France // Structures

National Structures: The Service for Women’s Rights and Equality between Women and Men (SDFE) is the government body in charge of gender equality and gender mainstreaming, placed under the responsibility of the General Directorate for Social Cohesion, within the Ministry of Social Affairs, Health and Women’s Rights. Created in 2010 as part of the general reform of public policies, the directorate promotes women’s rights and gender equality at national, regional and departmental level. The SDFE coordinates 26 regional and 100 district Delegations for Women’s Rights and Gender Equality, thus providing France with a dense institutional network to implement a mainstreaming strategy.

In 2012, an Interministerial Committee for Women’s Rights and Gender Equality was established: it comprises all ministers and aims to adopt measures relevant to the promotion of women’s rights in all policy areas. It is required to adopt a transversal action plan to tackle gender inequalities in every policy field. Since 2012, respective ministers report to the Interministerial Committee for Women’s Rights and Gender Equality concerning the implementation of the interministerial action plan, which is a set of measures tackling gender inequalities in different areas. This set of measures provides a general framework to be detailed and supported by monitoring and evaluation measures in the form of gender-equality action plans at the ministry level.

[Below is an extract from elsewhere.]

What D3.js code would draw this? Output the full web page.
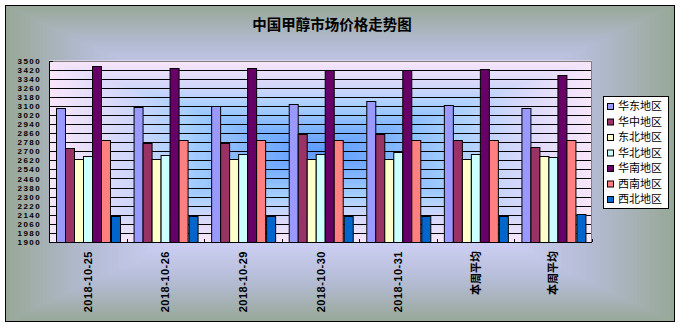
<!DOCTYPE html>
<html><head><meta charset="utf-8">
<script src="https://cdn.jsdelivr.net/npm/d3@7/dist/d3.min.js"></script>
<style>
html,body{margin:0;padding:0;background:#fff;}
svg{display:block;}
text{font-family:"Liberation Sans","DejaVu Sans",sans-serif;}
</style></head>
<body>
<svg id="chart" width="681" height="328"></svg>
<script>
const title = "中国甲醇市场价格走势图";
const categories = ["2018-10-25","2018-10-26","2018-10-29","2018-10-30","2018-10-31","本周平均","本周平均"];
const seriesNames = ["华东地区","华中地区","东北地区","华北地区","华南地区","西南地区","西北地区"];
const seriesColors = ["#9999FF","#993366","#FFFFCC","#CCFFFF","#660066","#FF8080","#0066CC"];
const huadong  = [3085,3090,3100,3120,3140,3110,3085];
const huazhong = [2730,2770,2770,2850,2850,2800,2740];
const dongbei  = [2630,2630,2630,2630,2630,2630,2660];
const huabei   = [2655,2670,2680,2680,2695,2680,2650];
const huanan   = [3450,3435,3435,3415,3415,3425,3370];
const xinan    = [2795,2795,2795,2795,2795,2795,2795];
const xibei    = [2130,2130,2130,2130,2130,2130,2150];
const yTicks = [1900,1980,2060,2140,2220,2300,2380,2460,2540,2620,2700,2780,2860,2940,3020,3100,3180,3260,3340,3420,3500];

const values = [huadong,huazhong,dongbei,huabei,huanan,xinan,xibei];
const svg = d3.select("#chart");
const plot = {left:49, right:592, top:60.5, bottom:242};

function rectGradient(g, x0, y0, w, h, interp, n) {
  const cx = x0 + w/2, cy = y0 + h/2;
  g.selectAll("rect").data(d3.range(n)).join("rect")
    .attr("x", i => cx - (w/2)*(1 - i/n))
    .attr("y", i => cy - (h/2)*(1 - i/n))
    .attr("width", i => w*(1 - i/n))
    .attr("height", i => h*(1 - i/n))
    .attr("fill", i => interp(i/(n-1)));
}

// outer chart background
const outer = {x:5, y:5, w:670, h:317};
rectGradient(svg.append("g"), outer.x, outer.y, outer.w, outer.h,
  d3.piecewise(d3.interpolateRgb, ["#98A898","#B4BCD4","#CDD0F4","#D8DAFF","#DCDCFF"]), 80);
svg.append("rect").attr("x", outer.x+0.5).attr("y", outer.y+0.5)
  .attr("width", outer.w-1).attr("height", outer.h-1)
  .attr("fill","none").attr("stroke","#000").attr("stroke-width",1);

// title
svg.append("text").attr("x", 332).attr("y", 30)
  .attr("text-anchor","middle")
  .style("font-family", '"Noto Sans CJK SC",sans-serif')
  .style("font-weight","bold").style("font-size","14.5px")
  .text(title);

// plot background
const pw = plot.right - plot.left, ph = plot.bottom - plot.top;
rectGradient(svg.append("g"), plot.left, plot.top, pw, ph,
  d3.piecewise(d3.interpolateRgb, ["#F8E6FA","#D8D8FA","#A8D0FF","#80B4FF","#5C9CFF"]), 70);

const y = d3.scaleLinear().domain([1900,3500]).range([plot.bottom, plot.top]);
const x0 = d3.scaleBand().domain(d3.range(categories.length)).range([plot.left, plot.right]).padding(0);
const x1 = d3.scaleBand().domain(d3.range(seriesNames.length)).range([0, x0.bandwidth()])
  .paddingInner(0).paddingOuter(0.75);

// gridlines
svg.append("g").selectAll("line").data(yTicks).join("line")
  .attr("x1", plot.left).attr("x2", plot.right)
  .attr("y1", d => Math.round(y(d))+0.5).attr("y2", d => Math.round(y(d))+0.5)
  .attr("stroke","#000").attr("stroke-width",1);

// plot border (gray)
svg.append("rect").attr("x", plot.left+0.5).attr("y", Math.round(plot.top)+0.5)
  .attr("width", pw-1).attr("height", Math.round(plot.bottom)-Math.round(plot.top))
  .attr("fill","none").attr("stroke","#808080");

// bars
const gGroups = svg.append("g").selectAll("g").data(categories).join("g")
  .attr("transform", (d,i) => `translate(${x0(i)},0)`);
gGroups.selectAll("rect").data((d,i) => values.map((s,k) => ({k, v:s[i]}))).join("rect")
  .attr("x", d => Math.round(x1(d.k))+0.5)
  .attr("y", d => Math.round(y(d.v))+0.5)
  .attr("width", d => Math.round(x1.bandwidth()))
  .attr("height", d => Math.round(y(1900)) - Math.round(y(d.v)))
  .attr("fill", d => seriesColors[d.k])
  .attr("stroke","#000").attr("stroke-width",1);

// axes lines
svg.append("line").attr("x1", plot.left+0.5).attr("x2", plot.left+0.5)
  .attr("y1", Math.round(plot.top)).attr("y2", Math.round(plot.bottom)+1)
  .attr("stroke","#000");
svg.append("line").attr("x1", plot.left).attr("x2", plot.right)
  .attr("y1", Math.round(plot.bottom)+0.5).attr("y2", Math.round(plot.bottom)+0.5)
  .attr("stroke","#000");

// y axis labels
const yAxis = d3.axisLeft(y).tickValues(yTicks).tickSize(0).tickPadding(8).tickFormat(d3.format("d"));
const yg = svg.append("g").attr("transform", `translate(${plot.left},0)`).call(yAxis);
yg.select(".domain").remove();
yg.selectAll("text").style("font-size","8px").style("font-weight","bold")
  .style("letter-spacing","1.4px").attr("fill","#000");
svg.append("g").selectAll("line").data(yTicks).join("line")
  .attr("x1", plot.left).attr("x2", plot.left+4)
  .attr("y1", d => Math.round(y(d))+0.5).attr("y2", d => Math.round(y(d))+0.5)
  .attr("stroke","#000");

// x category ticks
svg.append("g").selectAll("line").data(d3.range(categories.length+1)).join("line")
  .attr("x1", i => Math.round(plot.left + i*x0.step())+0.5)
  .attr("x2", i => Math.round(plot.left + i*x0.step())+0.5)
  .attr("y1", Math.round(plot.bottom)).attr("y2", Math.round(plot.bottom)-3)
  .attr("stroke","#000");

// x labels (rotated)
svg.append("g").selectAll("text").data(categories).join("text")
  .attr("transform", (d,i) => `translate(${x0(i)+x0.bandwidth()/2+4},251) rotate(-90)`)
  .attr("text-anchor","end")
  .style("font-size","11px").style("font-weight","bold")
  .style("letter-spacing", d => /\d/.test(d) ? "0.5px" : "0px")
  .style("font-family", d => /\d/.test(d) ? '"Liberation Sans",sans-serif' : '"Noto Sans CJK SC",sans-serif')
  .text(d => d);

// legend
const leg = {x:603, y:96, w:65, h:112};
svg.append("rect").attr("x", leg.x+0.5).attr("y", leg.y+0.5).attr("width", leg.w).attr("height", leg.h)
  .attr("fill","#fff").attr("stroke","#000");
const li = svg.append("g").selectAll("g").data(seriesNames).join("g")
  .attr("transform", (d,i) => `translate(${leg.x+4},${leg.y+7+i*15.5})`);
li.append("rect").attr("x",0.5).attr("y",0.5).attr("width",6).attr("height",6)
  .attr("fill",(d,i)=>seriesColors[i]).attr("stroke","#000");
li.append("text").attr("x",11).attr("y",7)
  .style("font-family",'"Noto Sans CJK SC",sans-serif').style("font-size","11px")
  .attr("fill","#000").text(d=>d);
</script>
</body></html>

Since 2012, each ministry has appointed hauts fonctionnaires à l’égalité (high-ranked public officials for gender equality), coordinated by the Ministry of Women’s Rights. Their mandate is to implement a mainstreaming approach and design gender-equality plans for their respective policy areas. They are members of the High Gender Equality Council, a consultative gender-equality body instituted in January 2013 and placed under the responsibility of the Ministry of Women’s Rights. The council brings together several bodies that had previously worked separately, but are now endowed with new competencies in relation to gender impact assessments and the evaluation of gender-equality policies.

Regional structures: In France, delegates for women’s rights and gender equality (Délégations régionales aux droits des femmes et à l’égalité, DRDFEs) were established in each of the 26 regions to implement national gender-equality policies. These regions are:

  • Paris
  • Strasbourg
  • Bordeaux
  • Clermont-Ferrand
  • Caen
  • Dijon
  • Rennes
  • Orléans
  • Chalon-en-Champagne
  • Ajaccio
  • Besançon
  • Rouen
  • Montpellier
  • Limoges
  • Metz
  • Toulouse
  • Lille
  • Nantes
  • Amiens
  • Poitiers
  • Marseille
  • Lyon
  • Basse-Terre
  • Fort-de-France
  • Cayenne
  • Saint-Denis
  • Mayotte

Regional delegates, usually supplied with a small staff, are either attached to the General Secretary for Regional Action, which is directly related to the regional prefect (préfet de région), or to the Regional Directorate for Social Inclusion, Youth and Sports. In charge of implementing state gender-equality policies at the regional level, DRDFEs also coordinate regional and local actors such as the centres d’informations des droits des femmes et des familles (women and families information centres), which were created in 1972. However, as indicated in several evaluation reports, there is a lack of coordination between the departmental delegates (that were previously under the responsibility of the Regional Delegation for Women’s Rights and Gender Equality). This explains the limited activity of many departmental delegates as well as their high rates of absenteeism.

Although the coordinating capacity of the central gender-equality apparatus has been questioned vis-à-vis decentralised structures, recently efforts have been made to improve the accountability of regional services towards the central administration. Since 2012, the Ministry of Women’s Rights has been playing an important coordinating role. Nonetheless, incentives provided by the ministry are currently concentrated in the most advanced regions (i.e. Brittany, Rhône-Alpes and Île-de-France), due to regional delegates’ uneven activity and capacity (in terms of expertise and local political support).